» **What to do**
Below are records; work out how many of their lines hold the string "this" and give that number alone.

■ ■ ■ ■

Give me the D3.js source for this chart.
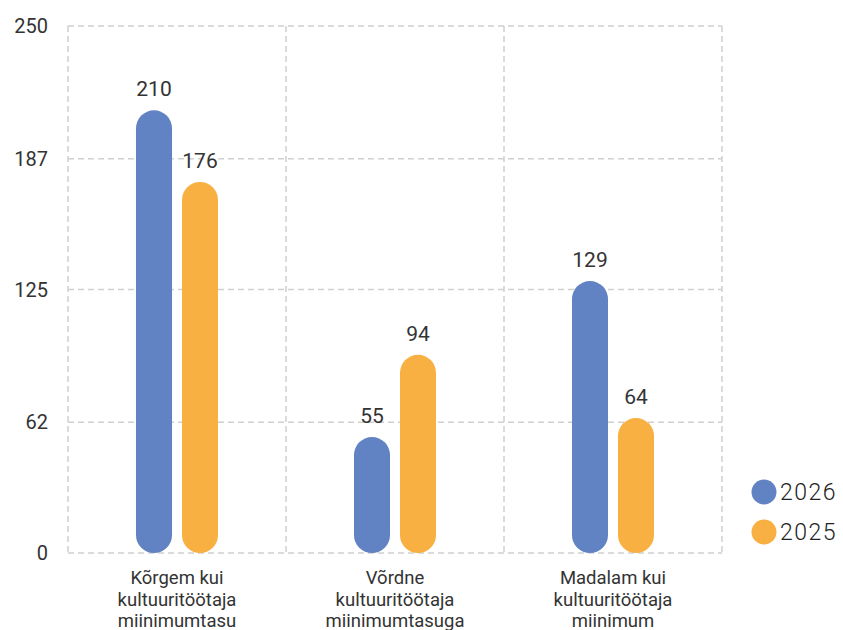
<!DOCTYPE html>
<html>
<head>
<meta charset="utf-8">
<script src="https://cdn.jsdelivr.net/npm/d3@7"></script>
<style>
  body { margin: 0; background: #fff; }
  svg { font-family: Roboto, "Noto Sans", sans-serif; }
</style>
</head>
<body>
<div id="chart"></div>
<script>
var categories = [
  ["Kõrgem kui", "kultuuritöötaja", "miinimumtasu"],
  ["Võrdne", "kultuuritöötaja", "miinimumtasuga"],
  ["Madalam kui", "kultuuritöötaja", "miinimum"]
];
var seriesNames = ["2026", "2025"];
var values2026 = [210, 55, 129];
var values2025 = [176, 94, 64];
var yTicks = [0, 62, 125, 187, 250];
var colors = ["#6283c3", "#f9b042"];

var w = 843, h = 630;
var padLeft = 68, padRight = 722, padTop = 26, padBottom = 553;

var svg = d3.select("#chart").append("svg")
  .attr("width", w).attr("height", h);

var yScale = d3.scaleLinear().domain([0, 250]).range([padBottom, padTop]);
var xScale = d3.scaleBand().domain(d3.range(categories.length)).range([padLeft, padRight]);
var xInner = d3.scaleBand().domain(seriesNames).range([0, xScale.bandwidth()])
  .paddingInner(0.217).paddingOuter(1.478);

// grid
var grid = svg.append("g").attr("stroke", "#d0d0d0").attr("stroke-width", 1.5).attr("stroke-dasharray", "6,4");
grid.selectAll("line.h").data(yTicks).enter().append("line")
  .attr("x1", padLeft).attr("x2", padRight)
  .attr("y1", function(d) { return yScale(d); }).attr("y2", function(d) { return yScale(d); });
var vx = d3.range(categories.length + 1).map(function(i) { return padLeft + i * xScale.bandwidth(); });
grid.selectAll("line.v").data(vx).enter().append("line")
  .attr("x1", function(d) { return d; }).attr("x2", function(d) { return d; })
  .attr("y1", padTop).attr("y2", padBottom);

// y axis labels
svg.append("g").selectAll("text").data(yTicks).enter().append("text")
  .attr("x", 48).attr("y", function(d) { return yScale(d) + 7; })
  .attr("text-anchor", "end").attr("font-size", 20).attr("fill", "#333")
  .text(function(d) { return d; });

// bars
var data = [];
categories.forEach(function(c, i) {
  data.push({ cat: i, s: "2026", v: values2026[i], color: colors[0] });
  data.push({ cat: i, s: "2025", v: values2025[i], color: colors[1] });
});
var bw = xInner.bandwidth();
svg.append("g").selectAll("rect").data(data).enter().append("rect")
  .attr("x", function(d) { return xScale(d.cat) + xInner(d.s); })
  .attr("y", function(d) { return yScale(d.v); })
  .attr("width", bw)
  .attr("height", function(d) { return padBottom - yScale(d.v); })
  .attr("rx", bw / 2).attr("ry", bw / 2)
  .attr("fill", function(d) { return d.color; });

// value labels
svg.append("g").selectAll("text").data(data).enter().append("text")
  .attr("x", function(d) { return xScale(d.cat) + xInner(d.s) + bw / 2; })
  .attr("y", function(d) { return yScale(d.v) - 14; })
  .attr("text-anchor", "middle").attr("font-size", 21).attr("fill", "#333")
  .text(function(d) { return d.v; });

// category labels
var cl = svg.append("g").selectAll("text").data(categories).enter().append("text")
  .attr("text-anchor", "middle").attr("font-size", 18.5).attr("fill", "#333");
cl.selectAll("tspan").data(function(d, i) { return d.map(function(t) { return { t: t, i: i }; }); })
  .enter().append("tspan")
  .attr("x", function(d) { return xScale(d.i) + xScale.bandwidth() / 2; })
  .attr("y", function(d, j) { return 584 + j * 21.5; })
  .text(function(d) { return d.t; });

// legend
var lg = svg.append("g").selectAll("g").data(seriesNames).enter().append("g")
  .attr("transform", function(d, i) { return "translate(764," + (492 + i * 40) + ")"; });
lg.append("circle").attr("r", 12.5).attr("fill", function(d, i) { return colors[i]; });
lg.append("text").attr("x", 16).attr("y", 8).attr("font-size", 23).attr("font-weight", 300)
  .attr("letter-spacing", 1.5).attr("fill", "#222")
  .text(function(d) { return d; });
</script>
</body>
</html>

■ ■ ■ ■

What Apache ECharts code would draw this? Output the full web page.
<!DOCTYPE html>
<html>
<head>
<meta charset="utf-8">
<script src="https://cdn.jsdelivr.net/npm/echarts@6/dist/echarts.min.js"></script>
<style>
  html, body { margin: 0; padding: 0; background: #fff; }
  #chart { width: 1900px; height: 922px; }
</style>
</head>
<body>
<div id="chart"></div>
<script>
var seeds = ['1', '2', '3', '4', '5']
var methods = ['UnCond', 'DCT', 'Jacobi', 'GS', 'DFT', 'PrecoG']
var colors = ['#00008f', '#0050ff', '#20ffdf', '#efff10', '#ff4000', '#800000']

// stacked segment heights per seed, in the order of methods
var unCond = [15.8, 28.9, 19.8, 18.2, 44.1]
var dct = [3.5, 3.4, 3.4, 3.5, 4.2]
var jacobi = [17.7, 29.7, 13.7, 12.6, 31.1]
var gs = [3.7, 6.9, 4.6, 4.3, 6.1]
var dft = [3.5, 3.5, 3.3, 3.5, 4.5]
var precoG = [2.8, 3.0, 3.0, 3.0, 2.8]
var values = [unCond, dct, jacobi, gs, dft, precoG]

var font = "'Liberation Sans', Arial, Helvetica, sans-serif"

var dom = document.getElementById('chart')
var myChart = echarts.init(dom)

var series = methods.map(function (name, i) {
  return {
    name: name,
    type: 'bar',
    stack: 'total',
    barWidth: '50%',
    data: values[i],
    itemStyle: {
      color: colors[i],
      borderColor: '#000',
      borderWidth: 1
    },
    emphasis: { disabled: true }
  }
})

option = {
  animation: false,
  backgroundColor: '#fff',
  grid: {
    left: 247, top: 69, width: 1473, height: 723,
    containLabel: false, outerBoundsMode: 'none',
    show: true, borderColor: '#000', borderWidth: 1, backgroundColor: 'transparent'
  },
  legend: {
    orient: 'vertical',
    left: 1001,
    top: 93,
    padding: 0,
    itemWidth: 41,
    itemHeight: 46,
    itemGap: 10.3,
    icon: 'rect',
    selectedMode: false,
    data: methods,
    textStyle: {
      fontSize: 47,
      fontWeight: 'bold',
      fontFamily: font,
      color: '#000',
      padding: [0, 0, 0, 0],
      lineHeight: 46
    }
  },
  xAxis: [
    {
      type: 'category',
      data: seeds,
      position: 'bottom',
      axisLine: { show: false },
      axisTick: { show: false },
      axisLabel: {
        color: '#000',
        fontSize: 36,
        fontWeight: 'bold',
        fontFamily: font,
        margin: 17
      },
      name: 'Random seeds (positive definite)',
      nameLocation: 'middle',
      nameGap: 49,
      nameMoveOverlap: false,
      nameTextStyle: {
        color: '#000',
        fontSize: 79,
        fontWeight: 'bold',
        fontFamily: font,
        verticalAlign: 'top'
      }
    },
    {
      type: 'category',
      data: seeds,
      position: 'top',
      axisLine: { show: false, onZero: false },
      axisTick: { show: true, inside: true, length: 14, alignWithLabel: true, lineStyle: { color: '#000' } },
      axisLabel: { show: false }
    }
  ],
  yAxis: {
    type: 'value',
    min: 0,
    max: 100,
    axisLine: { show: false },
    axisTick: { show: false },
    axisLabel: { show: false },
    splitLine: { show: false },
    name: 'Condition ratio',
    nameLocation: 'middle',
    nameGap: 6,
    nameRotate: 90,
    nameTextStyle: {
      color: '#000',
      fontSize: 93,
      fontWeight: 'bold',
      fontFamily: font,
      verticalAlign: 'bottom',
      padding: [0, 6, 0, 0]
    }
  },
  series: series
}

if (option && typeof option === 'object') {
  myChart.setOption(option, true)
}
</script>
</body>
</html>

■ ■ ■ ■

» **Complete response**
2